The solution? Let’s do more branching. But let’s talk about branching scenarios for a minute. They were supposed to be the answer to boring, linear training. Give learners choices, let them see consequences, make them active participants instead of passive consumers. The idea is compelling: real engagement through real decision-making.

And in theory, that should work brilliantly. The problem isn’t with the concept – it’s with how we’re executing it.

Everyone knows (or should know) how to build them. The technology has been around for years, it’s relatively easy to produce, the templates are everywhere, and they check all the “interactive learning” boxes.

So why do most of them suck?

Because we’re creating Choose Your Own Adventure books with characters we wouldn’t care about in real life. “Meet Sarah, a project manager who needs to have a difficult conversation with her team member, Bob, about his performance.”

Yawn. 

Sarah and Bob are cardboard cutouts. There’s no tension, no stakes, no reason to care what happens to them. We get the structure right but completely miss the story. And when people care about the outcome, they actually remember what you taught them.

What Makes People Actually Want to Engage in Learning?

Think about the last time you fell down a Wikipedia rabbit hole or got sucked into a documentary series. What happened there?

You encountered something that didn’t quite make sense.

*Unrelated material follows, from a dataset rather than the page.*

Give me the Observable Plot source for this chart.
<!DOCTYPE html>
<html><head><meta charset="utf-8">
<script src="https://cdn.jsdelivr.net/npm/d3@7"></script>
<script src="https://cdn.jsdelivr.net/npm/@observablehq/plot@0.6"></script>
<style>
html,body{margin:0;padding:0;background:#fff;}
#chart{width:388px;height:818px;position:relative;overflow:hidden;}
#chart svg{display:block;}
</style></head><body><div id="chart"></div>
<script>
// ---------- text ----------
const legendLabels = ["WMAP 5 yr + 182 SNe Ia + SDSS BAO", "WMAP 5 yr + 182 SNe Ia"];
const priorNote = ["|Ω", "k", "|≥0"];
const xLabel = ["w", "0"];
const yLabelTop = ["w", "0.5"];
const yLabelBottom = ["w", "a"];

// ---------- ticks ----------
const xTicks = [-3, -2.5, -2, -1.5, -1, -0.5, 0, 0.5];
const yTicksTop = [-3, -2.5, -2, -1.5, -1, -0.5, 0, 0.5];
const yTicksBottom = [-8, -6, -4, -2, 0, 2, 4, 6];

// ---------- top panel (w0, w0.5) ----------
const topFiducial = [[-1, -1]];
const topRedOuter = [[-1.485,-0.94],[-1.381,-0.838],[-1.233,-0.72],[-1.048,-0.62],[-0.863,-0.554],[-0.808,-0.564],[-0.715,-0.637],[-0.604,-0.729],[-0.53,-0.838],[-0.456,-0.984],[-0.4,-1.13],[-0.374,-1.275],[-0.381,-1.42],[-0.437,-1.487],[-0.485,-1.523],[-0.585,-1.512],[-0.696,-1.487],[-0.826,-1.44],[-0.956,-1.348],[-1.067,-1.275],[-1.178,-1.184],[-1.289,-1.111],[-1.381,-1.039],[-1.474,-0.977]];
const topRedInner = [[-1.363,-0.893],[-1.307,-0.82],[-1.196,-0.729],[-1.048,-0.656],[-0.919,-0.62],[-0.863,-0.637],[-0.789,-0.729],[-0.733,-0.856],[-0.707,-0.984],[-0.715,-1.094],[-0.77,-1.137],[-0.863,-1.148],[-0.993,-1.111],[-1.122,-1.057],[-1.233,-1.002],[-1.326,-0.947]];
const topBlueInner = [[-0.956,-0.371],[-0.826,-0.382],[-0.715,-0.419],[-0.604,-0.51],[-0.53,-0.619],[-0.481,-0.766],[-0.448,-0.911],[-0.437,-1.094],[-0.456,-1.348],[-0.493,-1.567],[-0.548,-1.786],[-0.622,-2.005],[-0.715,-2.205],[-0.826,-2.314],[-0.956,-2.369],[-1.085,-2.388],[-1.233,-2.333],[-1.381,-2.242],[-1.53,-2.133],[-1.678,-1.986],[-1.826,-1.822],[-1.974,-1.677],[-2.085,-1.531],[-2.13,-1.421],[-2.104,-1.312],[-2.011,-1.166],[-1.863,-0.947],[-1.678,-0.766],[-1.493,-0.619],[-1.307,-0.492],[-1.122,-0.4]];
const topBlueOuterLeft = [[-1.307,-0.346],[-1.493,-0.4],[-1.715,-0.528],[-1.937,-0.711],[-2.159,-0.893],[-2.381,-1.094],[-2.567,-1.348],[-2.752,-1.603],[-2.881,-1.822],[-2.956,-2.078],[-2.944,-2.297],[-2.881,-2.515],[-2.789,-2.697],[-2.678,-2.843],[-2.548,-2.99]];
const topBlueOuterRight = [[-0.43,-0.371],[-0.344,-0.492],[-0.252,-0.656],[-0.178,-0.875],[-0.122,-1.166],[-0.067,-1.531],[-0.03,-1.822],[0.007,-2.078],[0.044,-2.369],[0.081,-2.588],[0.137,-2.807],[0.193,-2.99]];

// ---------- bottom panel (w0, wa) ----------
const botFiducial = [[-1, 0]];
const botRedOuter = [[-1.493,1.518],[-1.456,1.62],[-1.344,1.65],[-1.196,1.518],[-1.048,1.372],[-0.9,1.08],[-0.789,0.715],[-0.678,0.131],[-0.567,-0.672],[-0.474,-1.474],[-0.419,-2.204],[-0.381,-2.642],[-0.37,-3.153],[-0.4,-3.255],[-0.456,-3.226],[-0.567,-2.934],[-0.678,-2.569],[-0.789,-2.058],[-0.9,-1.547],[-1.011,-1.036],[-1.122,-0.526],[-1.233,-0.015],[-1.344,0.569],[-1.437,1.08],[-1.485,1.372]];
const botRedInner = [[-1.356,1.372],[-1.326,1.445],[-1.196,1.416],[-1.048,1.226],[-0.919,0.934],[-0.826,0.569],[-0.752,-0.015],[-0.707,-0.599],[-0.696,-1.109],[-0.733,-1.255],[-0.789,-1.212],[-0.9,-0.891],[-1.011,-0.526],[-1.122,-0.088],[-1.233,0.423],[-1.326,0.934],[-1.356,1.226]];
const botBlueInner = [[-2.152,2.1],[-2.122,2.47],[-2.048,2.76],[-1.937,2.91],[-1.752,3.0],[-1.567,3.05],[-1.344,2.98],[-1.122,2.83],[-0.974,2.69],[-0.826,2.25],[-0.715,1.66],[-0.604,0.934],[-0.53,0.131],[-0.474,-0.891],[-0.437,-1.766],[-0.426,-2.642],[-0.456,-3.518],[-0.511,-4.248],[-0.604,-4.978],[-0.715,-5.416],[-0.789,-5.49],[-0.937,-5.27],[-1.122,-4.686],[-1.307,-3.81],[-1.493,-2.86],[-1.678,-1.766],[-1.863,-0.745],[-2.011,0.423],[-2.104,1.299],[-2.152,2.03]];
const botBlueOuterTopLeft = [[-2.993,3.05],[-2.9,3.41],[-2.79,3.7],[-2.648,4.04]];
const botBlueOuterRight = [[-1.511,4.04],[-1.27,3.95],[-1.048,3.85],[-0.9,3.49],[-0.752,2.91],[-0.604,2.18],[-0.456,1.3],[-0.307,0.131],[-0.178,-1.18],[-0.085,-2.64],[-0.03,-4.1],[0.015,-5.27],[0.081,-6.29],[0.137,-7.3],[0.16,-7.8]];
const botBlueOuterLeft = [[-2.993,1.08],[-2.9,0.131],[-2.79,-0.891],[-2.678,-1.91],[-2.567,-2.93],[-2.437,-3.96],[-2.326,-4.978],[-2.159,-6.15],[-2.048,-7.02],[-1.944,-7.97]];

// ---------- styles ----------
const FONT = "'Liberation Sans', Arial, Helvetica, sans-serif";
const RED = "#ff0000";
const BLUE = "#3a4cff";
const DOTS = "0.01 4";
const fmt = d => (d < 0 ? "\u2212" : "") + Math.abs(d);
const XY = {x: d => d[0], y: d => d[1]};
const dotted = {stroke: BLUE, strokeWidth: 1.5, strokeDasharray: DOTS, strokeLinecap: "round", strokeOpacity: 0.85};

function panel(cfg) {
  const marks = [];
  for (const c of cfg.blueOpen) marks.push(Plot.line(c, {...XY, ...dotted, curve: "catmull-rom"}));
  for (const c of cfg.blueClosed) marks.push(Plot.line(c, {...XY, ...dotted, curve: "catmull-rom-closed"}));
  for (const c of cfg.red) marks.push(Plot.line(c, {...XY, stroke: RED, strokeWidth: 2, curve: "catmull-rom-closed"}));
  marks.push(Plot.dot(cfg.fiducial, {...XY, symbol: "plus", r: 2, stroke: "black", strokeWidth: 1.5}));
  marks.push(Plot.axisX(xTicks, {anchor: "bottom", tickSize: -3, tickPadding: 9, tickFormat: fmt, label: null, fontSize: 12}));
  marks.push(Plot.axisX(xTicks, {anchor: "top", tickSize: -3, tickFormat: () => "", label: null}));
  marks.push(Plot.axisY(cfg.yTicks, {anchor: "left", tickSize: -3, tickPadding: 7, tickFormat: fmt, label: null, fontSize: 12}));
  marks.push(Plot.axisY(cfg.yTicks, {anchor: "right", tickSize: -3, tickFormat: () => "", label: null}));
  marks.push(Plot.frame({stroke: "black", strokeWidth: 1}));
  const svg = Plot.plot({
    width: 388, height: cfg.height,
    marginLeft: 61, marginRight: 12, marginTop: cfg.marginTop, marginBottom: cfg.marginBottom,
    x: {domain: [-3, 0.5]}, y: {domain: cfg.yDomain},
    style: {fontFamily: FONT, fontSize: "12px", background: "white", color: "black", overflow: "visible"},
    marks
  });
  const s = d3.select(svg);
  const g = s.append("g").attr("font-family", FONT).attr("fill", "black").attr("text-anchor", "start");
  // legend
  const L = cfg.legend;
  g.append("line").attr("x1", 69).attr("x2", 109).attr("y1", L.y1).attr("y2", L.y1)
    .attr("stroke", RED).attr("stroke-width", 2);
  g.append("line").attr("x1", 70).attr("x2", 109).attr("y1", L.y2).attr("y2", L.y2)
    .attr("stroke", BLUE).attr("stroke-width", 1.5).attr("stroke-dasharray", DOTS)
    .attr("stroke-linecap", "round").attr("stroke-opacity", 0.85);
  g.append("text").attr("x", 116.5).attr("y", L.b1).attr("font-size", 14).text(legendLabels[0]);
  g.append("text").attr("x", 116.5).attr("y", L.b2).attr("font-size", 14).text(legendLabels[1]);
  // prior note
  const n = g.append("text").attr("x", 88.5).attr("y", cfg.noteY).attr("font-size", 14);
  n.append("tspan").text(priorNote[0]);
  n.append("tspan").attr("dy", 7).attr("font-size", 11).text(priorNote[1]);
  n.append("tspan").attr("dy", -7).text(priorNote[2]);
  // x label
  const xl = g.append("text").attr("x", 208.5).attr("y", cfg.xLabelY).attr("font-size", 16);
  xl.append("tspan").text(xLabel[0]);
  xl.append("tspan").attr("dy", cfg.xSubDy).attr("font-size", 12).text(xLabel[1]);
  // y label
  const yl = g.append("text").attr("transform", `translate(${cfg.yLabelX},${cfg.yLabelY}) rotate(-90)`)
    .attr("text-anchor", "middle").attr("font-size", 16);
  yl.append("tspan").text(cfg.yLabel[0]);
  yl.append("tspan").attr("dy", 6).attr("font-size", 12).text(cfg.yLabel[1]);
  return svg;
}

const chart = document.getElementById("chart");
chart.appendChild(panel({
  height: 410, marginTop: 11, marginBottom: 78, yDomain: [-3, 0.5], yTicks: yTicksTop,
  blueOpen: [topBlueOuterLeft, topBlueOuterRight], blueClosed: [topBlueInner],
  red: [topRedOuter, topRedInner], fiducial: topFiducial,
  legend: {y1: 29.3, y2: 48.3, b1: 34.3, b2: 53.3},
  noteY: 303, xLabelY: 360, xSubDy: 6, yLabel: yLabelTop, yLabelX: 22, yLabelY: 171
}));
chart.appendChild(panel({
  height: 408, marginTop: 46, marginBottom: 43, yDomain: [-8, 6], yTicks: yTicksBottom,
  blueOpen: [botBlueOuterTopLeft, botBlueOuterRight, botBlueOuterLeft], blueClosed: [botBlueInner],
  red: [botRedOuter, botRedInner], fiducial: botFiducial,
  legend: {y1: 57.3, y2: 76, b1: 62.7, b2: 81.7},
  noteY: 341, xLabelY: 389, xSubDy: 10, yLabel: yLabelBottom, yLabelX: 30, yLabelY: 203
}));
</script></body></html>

A gap between what you expected and what you found. A story that started in one place and took a turn you didn’t see coming.

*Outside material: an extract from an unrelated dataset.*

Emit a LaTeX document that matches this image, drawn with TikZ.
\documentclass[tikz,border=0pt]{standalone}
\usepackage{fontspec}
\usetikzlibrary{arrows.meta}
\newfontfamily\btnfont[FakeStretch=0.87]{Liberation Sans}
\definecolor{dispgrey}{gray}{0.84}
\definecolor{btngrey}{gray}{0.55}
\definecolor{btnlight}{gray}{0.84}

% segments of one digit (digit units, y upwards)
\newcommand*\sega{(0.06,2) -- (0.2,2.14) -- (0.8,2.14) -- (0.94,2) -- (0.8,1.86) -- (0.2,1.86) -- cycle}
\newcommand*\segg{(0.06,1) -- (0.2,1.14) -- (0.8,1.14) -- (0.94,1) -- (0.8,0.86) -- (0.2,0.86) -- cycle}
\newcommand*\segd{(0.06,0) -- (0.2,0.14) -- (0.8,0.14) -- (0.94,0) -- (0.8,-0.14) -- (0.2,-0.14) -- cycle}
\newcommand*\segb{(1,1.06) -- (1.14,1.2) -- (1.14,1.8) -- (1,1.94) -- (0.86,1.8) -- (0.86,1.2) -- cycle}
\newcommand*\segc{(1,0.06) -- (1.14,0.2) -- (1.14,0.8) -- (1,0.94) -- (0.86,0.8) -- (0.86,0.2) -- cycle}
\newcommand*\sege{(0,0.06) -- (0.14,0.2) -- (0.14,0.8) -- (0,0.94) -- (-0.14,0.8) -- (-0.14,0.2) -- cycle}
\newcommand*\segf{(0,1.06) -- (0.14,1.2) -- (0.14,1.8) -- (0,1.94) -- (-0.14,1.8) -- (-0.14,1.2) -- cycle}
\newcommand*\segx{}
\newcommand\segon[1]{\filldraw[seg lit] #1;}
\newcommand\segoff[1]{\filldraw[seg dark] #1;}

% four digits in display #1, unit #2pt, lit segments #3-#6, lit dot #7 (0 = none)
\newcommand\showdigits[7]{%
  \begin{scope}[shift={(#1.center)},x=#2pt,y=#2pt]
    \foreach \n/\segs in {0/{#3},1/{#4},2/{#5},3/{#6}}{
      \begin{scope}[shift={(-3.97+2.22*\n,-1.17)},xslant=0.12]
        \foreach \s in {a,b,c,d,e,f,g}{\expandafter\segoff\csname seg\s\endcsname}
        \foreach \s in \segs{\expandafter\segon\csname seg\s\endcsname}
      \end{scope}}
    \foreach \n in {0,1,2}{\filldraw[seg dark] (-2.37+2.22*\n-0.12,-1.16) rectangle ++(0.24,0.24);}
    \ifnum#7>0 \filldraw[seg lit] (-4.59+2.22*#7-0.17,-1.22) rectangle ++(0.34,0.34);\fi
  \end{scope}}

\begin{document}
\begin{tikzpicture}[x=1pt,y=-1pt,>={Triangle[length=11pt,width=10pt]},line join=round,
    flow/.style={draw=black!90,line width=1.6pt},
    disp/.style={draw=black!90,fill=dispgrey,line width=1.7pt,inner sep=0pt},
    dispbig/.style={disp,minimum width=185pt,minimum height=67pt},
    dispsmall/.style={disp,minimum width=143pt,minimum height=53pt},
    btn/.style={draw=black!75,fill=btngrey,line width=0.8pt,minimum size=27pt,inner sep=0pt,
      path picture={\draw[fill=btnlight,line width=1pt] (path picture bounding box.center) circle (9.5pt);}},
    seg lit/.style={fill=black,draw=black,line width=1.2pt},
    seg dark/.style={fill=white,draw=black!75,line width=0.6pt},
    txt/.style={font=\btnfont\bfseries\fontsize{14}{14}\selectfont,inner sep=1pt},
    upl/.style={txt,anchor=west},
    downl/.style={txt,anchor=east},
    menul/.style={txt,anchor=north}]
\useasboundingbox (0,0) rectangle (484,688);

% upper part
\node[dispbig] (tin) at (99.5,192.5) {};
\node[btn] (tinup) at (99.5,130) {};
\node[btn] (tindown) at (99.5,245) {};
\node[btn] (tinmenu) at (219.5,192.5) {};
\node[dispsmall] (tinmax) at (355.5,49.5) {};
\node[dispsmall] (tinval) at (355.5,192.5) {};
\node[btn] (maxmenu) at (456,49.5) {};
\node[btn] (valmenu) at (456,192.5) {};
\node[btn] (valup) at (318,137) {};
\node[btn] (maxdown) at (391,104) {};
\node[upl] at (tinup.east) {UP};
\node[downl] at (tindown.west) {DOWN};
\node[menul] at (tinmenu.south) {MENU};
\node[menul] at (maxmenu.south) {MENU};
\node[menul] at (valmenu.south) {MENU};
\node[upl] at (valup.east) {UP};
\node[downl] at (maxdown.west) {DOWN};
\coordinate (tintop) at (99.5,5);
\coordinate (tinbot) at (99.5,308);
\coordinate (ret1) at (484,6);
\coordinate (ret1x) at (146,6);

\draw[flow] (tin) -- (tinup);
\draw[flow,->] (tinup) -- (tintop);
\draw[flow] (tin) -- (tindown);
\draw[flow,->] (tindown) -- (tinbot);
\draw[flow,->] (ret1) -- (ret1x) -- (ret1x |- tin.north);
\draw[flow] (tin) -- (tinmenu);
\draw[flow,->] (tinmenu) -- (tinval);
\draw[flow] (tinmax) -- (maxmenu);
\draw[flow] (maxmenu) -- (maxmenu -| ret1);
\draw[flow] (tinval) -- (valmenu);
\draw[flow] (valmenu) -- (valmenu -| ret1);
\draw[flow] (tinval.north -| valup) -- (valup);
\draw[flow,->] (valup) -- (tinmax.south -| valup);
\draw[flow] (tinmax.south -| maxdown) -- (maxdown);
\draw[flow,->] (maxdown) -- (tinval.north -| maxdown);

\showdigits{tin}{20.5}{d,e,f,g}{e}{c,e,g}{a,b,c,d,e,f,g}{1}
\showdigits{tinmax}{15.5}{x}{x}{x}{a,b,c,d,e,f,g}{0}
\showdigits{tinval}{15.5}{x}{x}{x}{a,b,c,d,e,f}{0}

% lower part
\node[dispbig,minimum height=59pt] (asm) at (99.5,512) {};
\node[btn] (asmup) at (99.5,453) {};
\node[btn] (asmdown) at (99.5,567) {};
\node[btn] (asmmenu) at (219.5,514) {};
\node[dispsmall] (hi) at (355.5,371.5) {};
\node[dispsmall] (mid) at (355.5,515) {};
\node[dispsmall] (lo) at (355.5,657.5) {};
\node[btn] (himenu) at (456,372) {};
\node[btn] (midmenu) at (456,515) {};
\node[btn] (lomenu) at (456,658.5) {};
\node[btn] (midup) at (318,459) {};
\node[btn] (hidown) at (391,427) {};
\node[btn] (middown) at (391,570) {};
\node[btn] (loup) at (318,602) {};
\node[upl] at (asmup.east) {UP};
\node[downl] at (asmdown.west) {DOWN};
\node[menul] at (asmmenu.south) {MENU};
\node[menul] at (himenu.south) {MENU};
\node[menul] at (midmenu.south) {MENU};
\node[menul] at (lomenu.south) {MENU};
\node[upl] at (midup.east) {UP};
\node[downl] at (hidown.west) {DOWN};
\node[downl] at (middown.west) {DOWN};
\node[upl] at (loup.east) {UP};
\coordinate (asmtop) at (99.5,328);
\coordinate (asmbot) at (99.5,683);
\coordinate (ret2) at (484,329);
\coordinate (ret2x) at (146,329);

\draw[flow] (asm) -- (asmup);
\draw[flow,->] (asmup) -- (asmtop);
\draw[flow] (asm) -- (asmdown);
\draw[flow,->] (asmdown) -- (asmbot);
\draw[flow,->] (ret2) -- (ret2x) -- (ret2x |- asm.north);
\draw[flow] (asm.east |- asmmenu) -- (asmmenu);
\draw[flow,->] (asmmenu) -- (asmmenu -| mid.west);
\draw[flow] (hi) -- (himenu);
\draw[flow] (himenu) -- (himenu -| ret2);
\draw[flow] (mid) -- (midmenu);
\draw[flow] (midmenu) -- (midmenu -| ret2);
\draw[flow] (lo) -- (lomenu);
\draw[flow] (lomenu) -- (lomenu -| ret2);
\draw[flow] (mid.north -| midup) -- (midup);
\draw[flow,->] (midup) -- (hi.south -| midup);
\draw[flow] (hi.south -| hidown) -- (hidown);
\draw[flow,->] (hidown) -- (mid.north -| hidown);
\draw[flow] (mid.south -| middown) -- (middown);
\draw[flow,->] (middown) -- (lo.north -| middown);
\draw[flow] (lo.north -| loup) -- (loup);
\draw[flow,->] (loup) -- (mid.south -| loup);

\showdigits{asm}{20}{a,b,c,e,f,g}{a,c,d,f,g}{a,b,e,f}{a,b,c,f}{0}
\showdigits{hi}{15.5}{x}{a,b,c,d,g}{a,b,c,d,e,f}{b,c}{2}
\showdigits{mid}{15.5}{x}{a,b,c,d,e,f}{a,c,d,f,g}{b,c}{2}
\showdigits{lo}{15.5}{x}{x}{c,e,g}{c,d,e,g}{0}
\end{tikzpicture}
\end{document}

That’s what we need to build into learning – not the “aha, that’s interesting” moment, but the “wait, what? I need to understand this” moment.

Real engagement comes from that uncomfortable feeling when things don’t quite add up. When learners encounter something that challenges what they thought they knew, their brains literally can’t let it go until they resolve it.


Why Your Brain Loves Unfinished Business

Your brain has a built-in bias called the “Zeigarnik effect” – discovered by psychologist Bluma Zeigarnik in the 1920s when she noticed waiters could remember incomplete orders better than completed ones. This effect means you remember incomplete or interrupted tasks better than completed ones.

That’s why cliffhangers work, why you can’t stop thinking about unsolved problems, and why the best learning leaves you with questions instead of answers.


The Story Your Learning Should Tell

Every piece of effective training tells a story, whether you realize it or not. The question is: what story are you telling?

Most training tells the story of “Here’s some information you need to know.” That’s not a story – that’s a manual.

The stories that stick tell us about change, conflict, and resolution. They show us people facing real challenges with real consequences. They make us care about the outcome because we can see ourselves in that situation.

See the difference? One is information delivery. The other is a story that makes you want to know what Marcus did and whether it worked.

But here’s what’s really happening in your learner’s brain when they encounter Marcus’s story: instead of passively receiving information about ‘conflict resolution techniques,’ they’re immediately thrown into problem-solving mode. Their brain starts running scenarios, weighing options, predicting outcomes. They’ve become an active participant in Marcus’s dilemma before you’ve even started teaching them anything.

That mental shift from passive recipient to active problem-solver is what creates truly compelling learning. When learners are invested in the outcome – when they genuinely want to know if Marcus saves his career – they’re primed to absorb and remember whatever tools and strategies you’re about to give them.

How to Build Learning That Creates “I Need to Know” Moments

  • Start with Real Stakes: Every learning scenario should have something meaningful at risk. Not “you might get this question wrong” but “this decision could impact real people in real ways.” Stakes create investment.
  • Use Incomplete Information: Don’t give learners everything they need upfront. Let them wrestle with partial information, make decisions based on what they know, and then reveal additional context that might change everything.
  • Build in Genuine Surprises: Show learners situations where the “obvious” solution doesn’t work, or where following best practices leads to unexpected results. These surprises create the cognitive tension that drives deeper learning.
  • Create Characters Worth Caring About: Stop using generic “Sarah the project manager.” Create people with specific backgrounds, motivations, and challenges. Give them quirks, histories, and reasons for making the choices they make.
  • Connect to Something Bigger: Help learners see how individual decisions connect to larger outcomes. Show the ripple effects. Make them understand that what they’re learning matters beyond just completing the training.

Making This Work in Different Formats

Online Learning: The Serial Approach. Structure your content like a series rather than standalone episodes. Each module should end with a question or situation that makes learners want to continue to the next one. Think of this as a cliff hanger for learning! 

Virtual Sessions: The Investigation. Present your group with a complex situation that unfolds throughout the session. Give them pieces of information at different points and let them build understanding together. Think of this as a Murder Mystery Club only for learning! 

Classroom Training: The Case That Evolves. Start with a real case study, but don’t reveal everything at once. Let it evolve throughout the day as new concepts are introduced, showing how each piece fits into the larger puzzle. Think of this like an investigative reporter, how does your story evolve with new information? 

Let’s Wrap This Up

We’ve become so obsessed with learner satisfaction that we’re afraid to leave anything unresolved. But learning doesn’t need a rom-com ending where everything gets wrapped up perfectly. Sometimes the most powerful training sessions are the ones that end with more questions than answers, where learners walk away still thinking, still wrestling, still engaged with the ideas days later.

So here’s your challenge: Pick one piece of training you’re working on right now and resist the urge to wrap it up neatly. Leave learners with a question to ponder, a scenario to consider, or a tension to resolve on their own. Then schedule a follow-up session a week or two later to see what happened. Ask them what they discovered, what questions came up, what they tried in their real work. You might be surprised by how much more they remember, how deeply they’ve thought about it, and how much more they actually apply what they’ve learned.